#### GIVEN TASK
Your task is to copy the listing exactly. Drop any pictures from the copy.

===

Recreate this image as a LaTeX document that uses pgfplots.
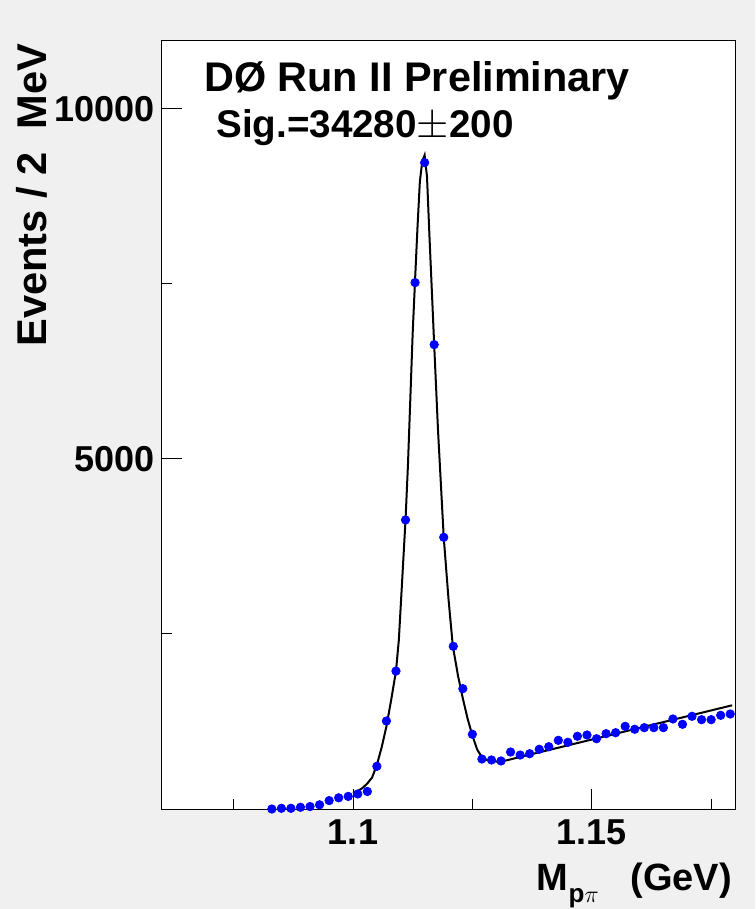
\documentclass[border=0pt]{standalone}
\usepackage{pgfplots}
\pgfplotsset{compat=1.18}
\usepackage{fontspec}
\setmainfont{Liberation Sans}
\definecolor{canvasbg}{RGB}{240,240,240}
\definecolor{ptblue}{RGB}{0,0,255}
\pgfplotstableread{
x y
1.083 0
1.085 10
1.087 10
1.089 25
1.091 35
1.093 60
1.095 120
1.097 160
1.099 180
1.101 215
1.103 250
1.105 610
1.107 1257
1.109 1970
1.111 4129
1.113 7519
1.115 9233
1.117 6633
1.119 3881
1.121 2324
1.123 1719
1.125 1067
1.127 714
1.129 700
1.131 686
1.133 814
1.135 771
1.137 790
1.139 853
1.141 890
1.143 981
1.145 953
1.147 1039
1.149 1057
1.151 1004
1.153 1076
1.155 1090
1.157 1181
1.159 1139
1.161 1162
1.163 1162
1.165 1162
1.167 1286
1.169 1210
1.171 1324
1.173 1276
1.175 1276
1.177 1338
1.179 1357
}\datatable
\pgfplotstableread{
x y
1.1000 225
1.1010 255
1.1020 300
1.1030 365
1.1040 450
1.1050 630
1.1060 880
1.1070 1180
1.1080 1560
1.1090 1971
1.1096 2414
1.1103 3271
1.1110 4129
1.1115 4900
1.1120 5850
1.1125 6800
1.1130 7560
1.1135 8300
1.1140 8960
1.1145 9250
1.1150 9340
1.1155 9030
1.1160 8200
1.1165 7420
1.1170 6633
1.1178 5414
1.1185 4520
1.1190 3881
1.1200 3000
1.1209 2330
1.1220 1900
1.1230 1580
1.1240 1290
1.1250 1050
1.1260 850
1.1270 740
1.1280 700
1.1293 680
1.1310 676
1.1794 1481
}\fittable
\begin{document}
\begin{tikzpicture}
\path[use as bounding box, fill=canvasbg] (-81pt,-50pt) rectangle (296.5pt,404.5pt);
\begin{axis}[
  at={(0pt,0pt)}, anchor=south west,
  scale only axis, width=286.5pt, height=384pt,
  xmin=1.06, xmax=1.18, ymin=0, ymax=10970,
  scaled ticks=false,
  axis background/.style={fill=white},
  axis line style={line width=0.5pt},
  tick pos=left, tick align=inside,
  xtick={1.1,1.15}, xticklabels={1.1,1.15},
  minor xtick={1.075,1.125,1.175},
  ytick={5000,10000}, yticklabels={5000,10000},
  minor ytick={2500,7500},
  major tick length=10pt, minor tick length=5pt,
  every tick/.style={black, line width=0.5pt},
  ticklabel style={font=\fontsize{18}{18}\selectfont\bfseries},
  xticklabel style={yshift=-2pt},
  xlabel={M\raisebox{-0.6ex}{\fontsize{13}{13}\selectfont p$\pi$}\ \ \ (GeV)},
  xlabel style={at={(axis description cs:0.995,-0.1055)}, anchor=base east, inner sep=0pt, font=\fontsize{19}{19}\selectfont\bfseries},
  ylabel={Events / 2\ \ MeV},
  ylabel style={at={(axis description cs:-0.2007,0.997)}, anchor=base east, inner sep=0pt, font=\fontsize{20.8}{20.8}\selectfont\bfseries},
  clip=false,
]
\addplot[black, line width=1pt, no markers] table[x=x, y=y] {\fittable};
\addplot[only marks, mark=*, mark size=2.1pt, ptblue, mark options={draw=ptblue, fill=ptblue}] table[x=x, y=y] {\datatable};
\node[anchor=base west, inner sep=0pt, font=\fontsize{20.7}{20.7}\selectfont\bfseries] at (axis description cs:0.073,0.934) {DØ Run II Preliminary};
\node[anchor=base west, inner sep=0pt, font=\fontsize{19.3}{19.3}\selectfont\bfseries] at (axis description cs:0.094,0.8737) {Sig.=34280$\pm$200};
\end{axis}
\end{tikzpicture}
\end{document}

===

#### EXPECTED ANSWER
Recreate this image as a LaTeX document that uses pgfplots.
\documentclass[border=0pt]{standalone}
\usepackage{pgfplots}
\pgfplotsset{compat=1.18}
\usepackage{fontspec}
\setmainfont{Liberation Sans}
\definecolor{canvasbg}{RGB}{240,240,240}
\definecolor{ptblue}{RGB}{0,0,255}
\pgfplotstableread{
x y
1.083 0
1.085 10
1.087 10
1.089 25
1.091 35
1.093 60
1.095 120
1.097 160
1.099 180
1.101 215
1.103 250
1.105 610
1.107 1257
1.109 1970
1.111 4129
1.113 7519
1.115 9233
1.117 6633
1.119 3881
1.121 2324
1.123 1719
1.125 1067
1.127 714
1.129 700
1.131 686
1.133 814
1.135 771
1.137 790
1.139 853
1.141 890
1.143 981
1.145 953
1.147 1039
1.149 1057
1.151 1004
1.153 1076
1.155 1090
1.157 1181
1.159 1139
1.161 1162
1.163 1162
1.165 1162
1.167 1286
1.169 1210
1.171 1324
1.173 1276
1.175 1276
1.177 1338
1.179 1357
}\datatable
\pgfplotstableread{
x y
1.1000 225
1.1010 255
1.1020 300
1.1030 365
1.1040 450
1.1050 630
1.1060 880
1.1070 1180
1.1080 1560
1.1090 1971
1.1096 2414
1.1103 3271
1.1110 4129
1.1115 4900
1.1120 5850
1.1125 6800
1.1130 7560
1.1135 8300
1.1140 8960
1.1145 9250
1.1150 9340
1.1155 9030
1.1160 8200
1.1165 7420
1.1170 6633
1.1178 5414
1.1185 4520
1.1190 3881
1.1200 3000
1.1209 2330
1.1220 1900
1.1230 1580
1.1240 1290
1.1250 1050
1.1260 850
1.1270 740
1.1280 700
1.1293 680
1.1310 676
1.1794 1481
}\fittable
\begin{document}
\begin{tikzpicture}
\path[use as bounding box, fill=canvasbg] (-81pt,-50pt) rectangle (296.5pt,404.5pt);
\begin{axis}[
  at={(0pt,0pt)}, anchor=south west,
  scale only axis, width=286.5pt, height=384pt,
  xmin=1.06, xmax=1.18, ymin=0, ymax=10970,
  scaled ticks=false,
  axis background/.style={fill=white},
  axis line style={line width=0.5pt},
  tick pos=left, tick align=inside,
  xtick={1.1,1.15}, xticklabels={1.1,1.15},
  minor xtick={1.075,1.125,1.175},
  ytick={5000,10000}, yticklabels={5000,10000},
  minor ytick={2500,7500},
  major tick length=10pt, minor tick length=5pt,
  every tick/.style={black, line width=0.5pt},
  ticklabel style={font=\fontsize{18}{18}\selectfont\bfseries},
  xticklabel style={yshift=-2pt},
  xlabel={M\raisebox{-0.6ex}{\fontsize{13}{13}\selectfont p$\pi$}\ \ \ (GeV)},
  xlabel style={at={(axis description cs:0.995,-0.1055)}, anchor=base east, inner sep=0pt, font=\fontsize{19}{19}\selectfont\bfseries},
  ylabel={Events / 2\ \ MeV},
  ylabel style={at={(axis description cs:-0.2007,0.997)}, anchor=base east, inner sep=0pt, font=\fontsize{20.8}{20.8}\selectfont\bfseries},
  clip=false,
]
\addplot[black, line width=1pt, no markers] table[x=x, y=y] {\fittable};
\addplot[only marks, mark=*, mark size=2.1pt, ptblue, mark options={draw=ptblue, fill=ptblue}] table[x=x, y=y] {\datatable};
\node[anchor=base west, inner sep=0pt, font=\fontsize{20.7}{20.7}\selectfont\bfseries] at (axis description cs:0.073,0.934) {DØ Run II Preliminary};
\node[anchor=base west, inner sep=0pt, font=\fontsize{19.3}{19.3}\selectfont\bfseries] at (axis description cs:0.094,0.8737) {Sig.=34280$\pm$200};
\end{axis}
\end{tikzpicture}
\end{document}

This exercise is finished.